Mi è piaciuto e non poco il mancato riferimento a Venere, Dea per eccellenza dell’amore, sostituita dalla figura più completa di Giunone, che dal suo seno amoroso di moglie ha fatto scaturire più volte la vita. È chiaro il connubio mitico che esiste tra l’amore e il dare la vita, espresso dalla figura della moglie di Giove e ignota in Venere. Così il rapporto amoroso non resta relegato a semplice atto erotico a sé stante, ma assume la funzionalità che la provvida natura gli ha assegnato.
È questo uno spiraglio sottile di spiritualità che si insinua nel mondo di edonismo descritto senza freno, poiché, chiaramente, l’opera è distante mille miglia dalle espressioni amorose del dolce stil novo di Dante e Petrarca, dei sospiri romantici del Leopardi e delle aspirazioni religiose del Manzoni, nonché delle elucubrazioni funeree del decadentismo o delle leziosità eteree e sognanti di Liala.
Siamo in presenza di un’opera che si inserisce sopra tutto nel solco dell’edonismo erotico e sensuale, nato in verità in tempi remoti, ma attualmente alimentato dalla moderna visione della donna, non più schiava d’atavici tabù, ma libera d’accedere, a parità con l’uomo, alle fonti del piacere.
Un plauso va all’autrice Vera Ambra per la delicatezza di espressione veramente singolare e fuori dal comune, che ha pure corrotto una valente conoscitrice della lingua italiana, la quale si è peritata di tradurre in lingua spagnola i suoi caldi e conturbanti versi.
Per chi non lo sapesse la poetessa “Fàtima Rocio Peralta Garcia he editado la traducion en espagnol de PEGASIUM NECTAR de Vera Ambra”.
In premessa ella dichiara esplicitamente che la traduzione di queste poesie le hanno dato la sensazione di essere una ninfa dell’olimpo e di aver scoperto in questi versi un mondo nuovo.

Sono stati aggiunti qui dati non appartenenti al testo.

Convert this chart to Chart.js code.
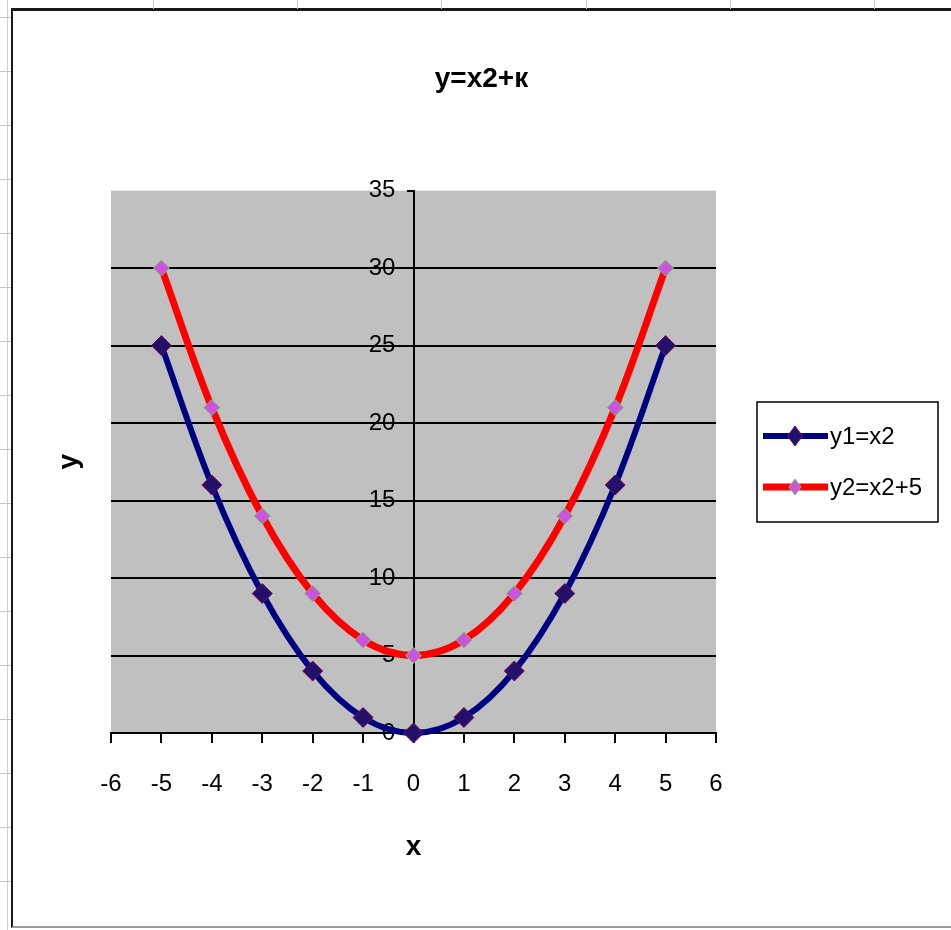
<!DOCTYPE html>
<html>
<head>
<meta charset="utf-8">
<title>y=x2+к</title>
<script src="https://cdn.jsdelivr.net/npm/chart.js@4.4.1/dist/chart.umd.min.js"></script>
<style>
  body { margin:0; background:#fff; width:951px; height:930px; overflow:hidden; position:relative; }
  .sheet-col { position:absolute; top:0; width:1px; height:9px; background:#c8c8c8; }
  .sheet-row { position:absolute; left:0; width:11px; height:1px; background:#c8c8c8; }
  #sheetEdge { position:absolute; left:7px; top:0; width:1px; height:930px; background:#d0d0d0; }
  #frame { position:absolute; left:11px; top:8px; width:960px; height:915px;
           border-left:2px solid #1a1a1a; border-top:3px solid #1a1a1a; border-bottom:2px solid #9a9a9a; }
  #chart { position:absolute; left:0; top:0; }
</style>
</head>
<body>
<div id="sheetEdge"></div>
<div id="frame"></div>
<canvas id="chart" width="951" height="930"></canvas>
<script>
// chart data
const xValues = [-5, -4, -3, -2, -1, 0, 1, 2, 3, 4, 5];
const y1Values = [25, 16, 9, 4, 1, 0, 1, 4, 9, 16, 25];
const y2Values = [30, 21, 14, 9, 6, 5, 6, 9, 14, 21, 30];
const seriesNames = ['y1=x2', 'y2=x2+5'];
const xTicks = [-6, -5, -4, -3, -2, -1, 0, 1, 2, 3, 4, 5, 6];
const yTicks = [0, 5, 10, 15, 20, 25, 30, 35];
const chartTitle = 'y=x2+к';
const xTitle = 'x';
const yTitle = 'y';

const FONT = "'Liberation Sans', Arial, sans-serif";

// spreadsheet grid peeking out around the chart object
[153, 297, 441, 586, 730, 874].forEach(x => {
  const d = document.createElement('div');
  d.className = 'sheet-col';
  d.style.left = x + 'px';
  document.body.appendChild(d);
});
for (let y = 17; y < 930; y += 54) {
  const d = document.createElement('div');
  d.className = 'sheet-row';
  d.style.top = y + 'px';
  document.body.appendChild(d);
}

function toPoints(xs, ys) {
  return xs.map((x, i) => ({x: x, y: ys[i]}));
}

// gray plot area like excel
const plotBackground = {
  id: 'plotBackground',
  beforeDraw(chart) {
    const {ctx, chartArea} = chart;
    ctx.save();
    ctx.fillStyle = '#c0c0c0';
    ctx.fillRect(chartArea.left, chartArea.top, chartArea.right - chartArea.left, chartArea.bottom - chartArea.top);
    ctx.restore();
  }
};

// boxed legend with line + marker samples
const boxedLegend = {
  id: 'boxedLegend',
  afterDraw(chart) {
    const ctx = chart.ctx;
    const box = {left: 757, top: 402, right: 938, bottom: 522};
    const rows = [436, 487];
    ctx.save();
    ctx.strokeStyle = '#000';
    ctx.lineWidth = 1.5;
    ctx.strokeRect(box.left, box.top, box.right - box.left, box.bottom - box.top);
    chart.data.datasets.forEach((ds, i) => {
      const y = rows[i];
      ctx.strokeStyle = ds.borderColor;
      ctx.lineWidth = ds.borderWidth;
      ctx.beginPath();
      ctx.moveTo(763, y);
      ctx.lineTo(828, y);
      ctx.stroke();
      const r = ds.pointRadius;
      const cx = 795;
      ctx.fillStyle = ds.pointBackgroundColor;
      ctx.strokeStyle = ds.pointBorderColor;
      ctx.lineWidth = ds.pointBorderWidth;
      ctx.beginPath();
      ctx.moveTo(cx, y - r);
      ctx.lineTo(cx + r * 0.75, y);
      ctx.lineTo(cx, y + r);
      ctx.lineTo(cx - r * 0.75, y);
      ctx.closePath();
      ctx.fill();
      ctx.stroke();
      ctx.fillStyle = '#000';
      ctx.font = '24px ' + FONT;
      ctx.textBaseline = 'middle';
      ctx.textAlign = 'left';
      ctx.fillText(ds.label, 830, y + 1);
    });
    ctx.restore();
  }
};

const chart = new Chart(document.getElementById('chart'), {
  type: 'line',
  data: {
    datasets: [
      {
        label: seriesNames[0],
        data: toPoints(xValues, y1Values),
        borderColor: '#000080',
        borderWidth: 6,
        tension: 0.35,
        pointStyle: 'rectRot',
        pointRadius: 10,
        pointBackgroundColor: '#22106a',
        pointBorderColor: '#7a1050',
        pointBorderWidth: 1,
        clip: false
      },
      {
        label: seriesNames[1],
        data: toPoints(xValues, y2Values),
        borderColor: '#ff0000',
        borderWidth: 7,
        tension: 0.35,
        pointStyle: 'rectRot',
        pointRadius: 8,
        pointBackgroundColor: '#d050e0',
        pointBorderColor: '#60d060',
        pointBorderWidth: 1,
        clip: false
      }
    ]
  },
  options: {
    responsive: false,
    animation: false,
    layout: {padding: {left: 12, top: 0, right: 0, bottom: 0}},
    font: {family: FONT},
    plugins: {
      legend: {display: false},
      tooltip: {enabled: false},
      title: {
        display: true,
        text: chartTitle,
        color: '#000',
        font: {family: FONT, size: 28, weight: 'bold'},
        padding: {top: 62, bottom: 95}
      }
    },
    scales: {
      x: {
        type: 'linear',
        position: 'bottom',
        min: xTicks[0],
        max: xTicks[xTicks.length - 1],
        afterFit(scale) { scale.height = 197; },
        ticks: {
          stepSize: 1,
          color: '#000',
          padding: 27,
          font: {family: FONT, size: 24}
        },
        grid: {drawOnChartArea: false, drawTicks: true, tickLength: 10, color: '#000', lineWidth: 2},
        border: {display: true, color: '#000', width: 2},
        title: {
          display: true,
          text: xTitle,
          color: '#000',
          font: {family: FONT, size: 28, weight: 'bold'},
          padding: {top: 0, bottom: 66}
        }
      },
      y: {
        type: 'linear',
        position: {x: 0},
        min: yTicks[0],
        max: yTicks[yTicks.length - 1],
        ticks: {
          stepSize: 5,
          color: '#000',
          font: {family: FONT, size: 24},
          // centred axes get no label padding, so keep a gap with spaces
          callback: value => value + '\u2007\u2009'
        },
        grid: {
          color: ctx => (ctx.tick && ctx.tick.value === yTicks[yTicks.length - 1]) ? 'rgba(0,0,0,0)' : '#000',
          tickColor: '#000',
          lineWidth: 2,
          tickLength: 6
        },
        border: {display: true, color: '#000', width: 2}
      },
      yTitleAxis: {
        type: 'linear',
        position: 'left',
        afterFit(scale) { scale.width = 99; },
        ticks: {display: false},
        grid: {display: false},
        border: {display: false},
        title: {
          display: true,
          text: yTitle,
          color: '#000',
          font: {family: FONT, size: 28, weight: 'bold'},
          padding: {top: 40, bottom: 0}
        }
      },
      legendSpace: {
        type: 'linear',
        position: 'right',
        afterFit(scale) { scale.width = 235; },
        ticks: {display: false},
        grid: {display: false},
        border: {display: false}
      }
    }
  },
  plugins: [plotBackground, boxedLegend]
});
</script>
</body>
</html>
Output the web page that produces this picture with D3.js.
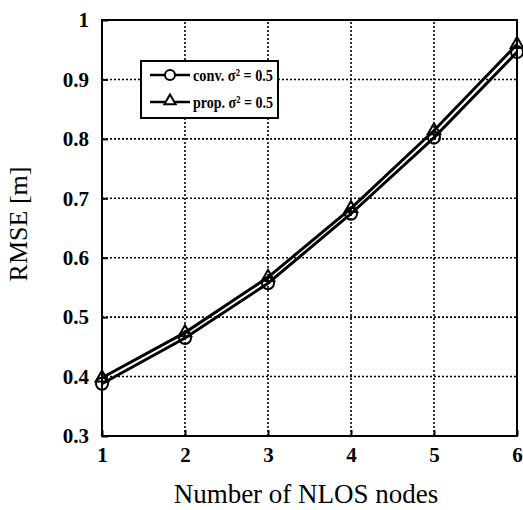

Conclude la sua introduzione con queste lusinghiere parole:
Resumendo en breve puedo decir que la obra de Vera Ambra es …
Un delirio de palabras
ambrosìa en los labios
piel amante del Olimpo
amalgama de pasiones.
Ecco, dunque che la nostra Autrice, cavalcando Pegaso nelle sue alate evoluzioni, sorvola gli Appennini, le Alpi, i Pirenei ed anche l’azzurro mare nostrum latino e raggiunge la Spagna per allietare anche lì chi legge questo gioioso libretto di poesie.